The story of Storykit is the tale of how a fundamental shift in content consumption has created the need for new storytelling technology. Let our founder and CEO Peder Bonnier tell it.

It’s hard to trace the beginning. I want to say that Storykit started with a Broccoli Sandwich. Or that the seeds were planted already sometime back in 2011 at Visualiseringscentrum C in Norrköping (but that is Fredrik’s story to tell — not mine). The truth, I guess, is that ideas — as well as companies — evolve over time, compound, and eventually become something better and more sophisticated than what you had imagined at the outset. That is the case for Storykit as well. Let me try to describe, at length, what led to us to build Storykit in the first place and what it is we are trying to achieve.

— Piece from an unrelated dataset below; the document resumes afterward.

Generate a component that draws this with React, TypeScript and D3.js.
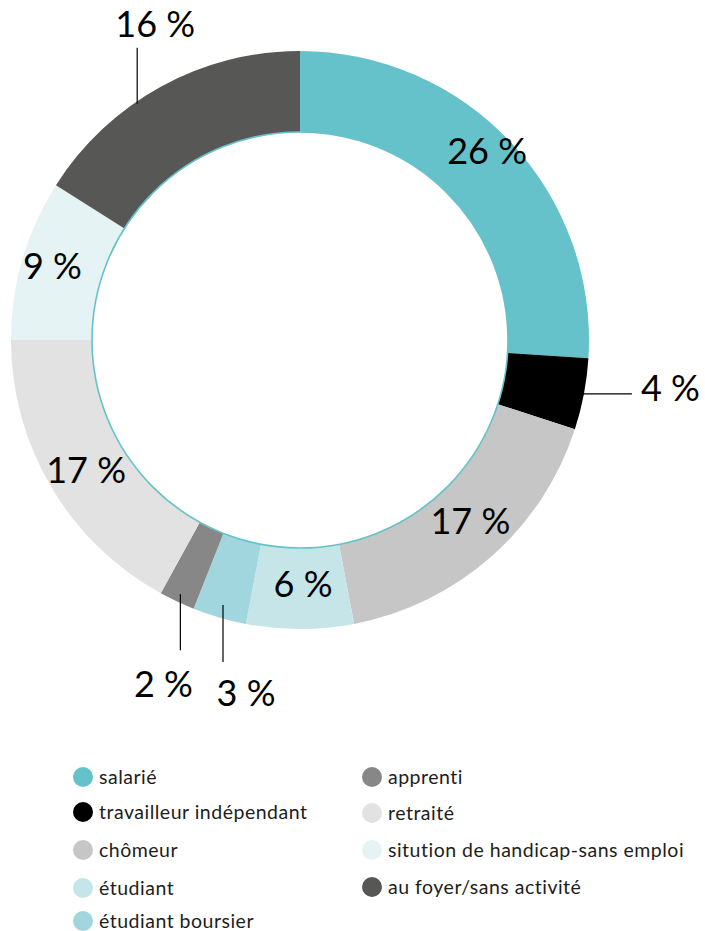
import React from "react";
import * as d3 from "d3";

const categories = [
  "salarié",
  "travailleur indépendant",
  "chômeur",
  "étudiant",
  "étudiant boursier",
  "apprenti",
  "retraité",
  "sitution de handicap-sans emploi",
  "au foyer/sans activité",
];
const values = [26, 4, 17, 6, 3, 2, 17, 9, 16];
const colors = [
  "#65c2ca",
  "#000000",
  "#c6c6c6",
  "#c5e5e8",
  "#a1d6df",
  "#878787",
  "#e2e2e2",
  "#e5f3f4",
  "#575756",
];

// layout for labels placed outside the ring (by slice index)
const outside: Record<number, { dir: string; t: number; len: number; dx: number; dy: number; anchor: string }> = {
  1: { dir: "right", t: 0.5, len: 50, dx: 9, dy: 7, anchor: "start" },
  4: { dir: "down", t: 0.5, len: 57, dx: 23, dy: 44, anchor: "middle" },
  5: { dir: "down", t: 0.5, len: 56, dx: -17, dy: 47, anchor: "middle" },
  8: { dir: "up", t: 0.4, len: 56, dx: 18, dy: -11, anchor: "middle" },
};
// small nudges of inside labels relative to the arc centroid
const insideNudge: Record<number, [number, number]> = {
  0: [6, -19],
  2: [6, -5],
  3: [3, -4],
  6: [0, 4],
  7: [-9, -5],
};
const leaderR = [287, 287, 287, 287, 276, 281, 287, 287, 287];

const legendCol1 = [0, 1, 2, 3, 4];
const legendCol2 = [5, 6, 7, 8];
const legendRowsY1 = [777, 812, 850, 888, 921];
const legendRowsY2 = [777, 813, 850, 887];

export default function App() {
  const cx = 300;
  const cy = 340;
  const outerR = 289;
  const innerR = 208;
  const pie = d3
    .pie<number>()
    .sort(null)
    .value((d) => d)
    .startAngle(0)
    .endAngle(2 * Math.PI);
  const arcs = pie(values);
  const arc = d3.arc<d3.PieArcDatum<number>>().innerRadius(innerR).outerRadius(outerR);
  const font = "Lato, 'Noto Sans', sans-serif";
  const labelSize = 36;

  return (
    <svg
      width={705}
      height={931}
      style={{ position: "absolute", left: 0, top: 0, background: "#fff" }}
    >
      <g transform={`translate(${cx},${cy})`}>
        {arcs.map((a, i) => (
          <path key={i} d={arc(a) || ""} fill={colors[i]} />
        ))}
        <circle r={innerR} fill="none" stroke="#65c2ca" strokeWidth={1.6} />
        {arcs.map((a, i) => {
          const o = outside[i];
          const label = `${values[i]} %`;
          if (!o) {
            const [x, y] = arc.centroid(a);
            const n = insideNudge[i] || [0, 0];
            return (
              <text
                key={i}
                x={x + n[0]}
                y={y + n[1] + 0.36 * labelSize}
                textAnchor="middle"
                fontFamily={font}
                fontSize={labelSize}
                fill="#000"
              >
                {label}
              </text>
            );
          }
          const ang = a.startAngle + o.t * (a.endAngle - a.startAngle);
          const r = leaderR[i];
          const x0 = r * Math.sin(ang);
          const y0 = -r * Math.cos(ang);
          let x1 = x0;
          let y1 = y0;
          if (o.dir === "right") x1 = x0 + o.len;
          if (o.dir === "down") y1 = y0 + o.len;
          if (o.dir === "up") y1 = y0 - o.len;
          return (
            <g key={i}>
              <line x1={x0} y1={y0} x2={x1} y2={y1} stroke="#000" strokeWidth={1.2} />
              <text
                x={x1 + o.dx}
                y={y1 + o.dy}
                textAnchor={o.anchor}
                fontFamily={font}
                fontSize={labelSize}
                fill="#000"
              >
                {label}
              </text>
            </g>
          );
        })}
      </g>
      <g fontFamily={font} fontSize={19.5} letterSpacing={0.5} fill="#1d1d1b">
        {legendCol1.map((idx, k) => (
          <g key={idx} transform={`translate(83,${legendRowsY1[k]})`}>
            <circle r={10} fill={colors[idx]} />
            <text x={16} y={6.5}>{categories[idx]}</text>
          </g>
        ))}
        {legendCol2.map((idx, k) => (
          <g key={idx} transform={`translate(372,${legendRowsY2[k]})`}>
            <circle r={10} fill={colors[idx]} />
            <text x={16} y={6.5}>{categories[idx]}</text>
          </g>
        ))}
      </g>
    </svg>
  );
}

An old new world — how social changed everything

Peder Bonnier, CEO and founder

Peder Bonnier
CEO and founder

The need for a new storytelling platform has primarily been driven by a fundamental change in how content, communication and advertising is consumed.

1. The rise of social content discovery

In the fall of 2012, I was running digital for Bonnier Tidskrifter with Robert and Fredrik, as we saw the world of internet publishing changing. We had been doing really well with editorial SEO and designing sites for premium ad impressions, but in a period of 8 months, between the fall of 2012 and the summer of 2013, consumer behavior shifted dramatically — away from desktop towards mobile and away from search towards social discovery. The change was primarily driven by Facebook deciding to be a mobile company and expanding from a network for friends and family, to a much wider network for content distribution. Smartphones were abundant (in Sweden). Bandwidth was readily available and cheap. Up until that point publishing content to the Internet had been a technically pretty straightforward proposition: Use a CMS where the production environment is tightly linked to the environment where content is published (site), publish articles or blog posts to a site, and then wait for people to come, either because you have a loyal following, or because you have optimized your content for being discovered by search engines. To analyze the results of your publishing activities, or to try and predict what and how you should be publishing next, all you needed was some sort of script on your site that counted how many users you attracted and how they consumed your content. But now — in the fall of 2012 — all of these premises changed rapidly and radically. And it was driven by the fact that people started discovering content, and eventually also consuming content, in social apps instead of on sites. So, in 2014, Robert and Fredrik and I started KIT with an obsession around figuring out what toolseditorial processes and monetization models would win in a world where, as a content producer, you could no longer expect to control the environment, place or time where your content was consumed.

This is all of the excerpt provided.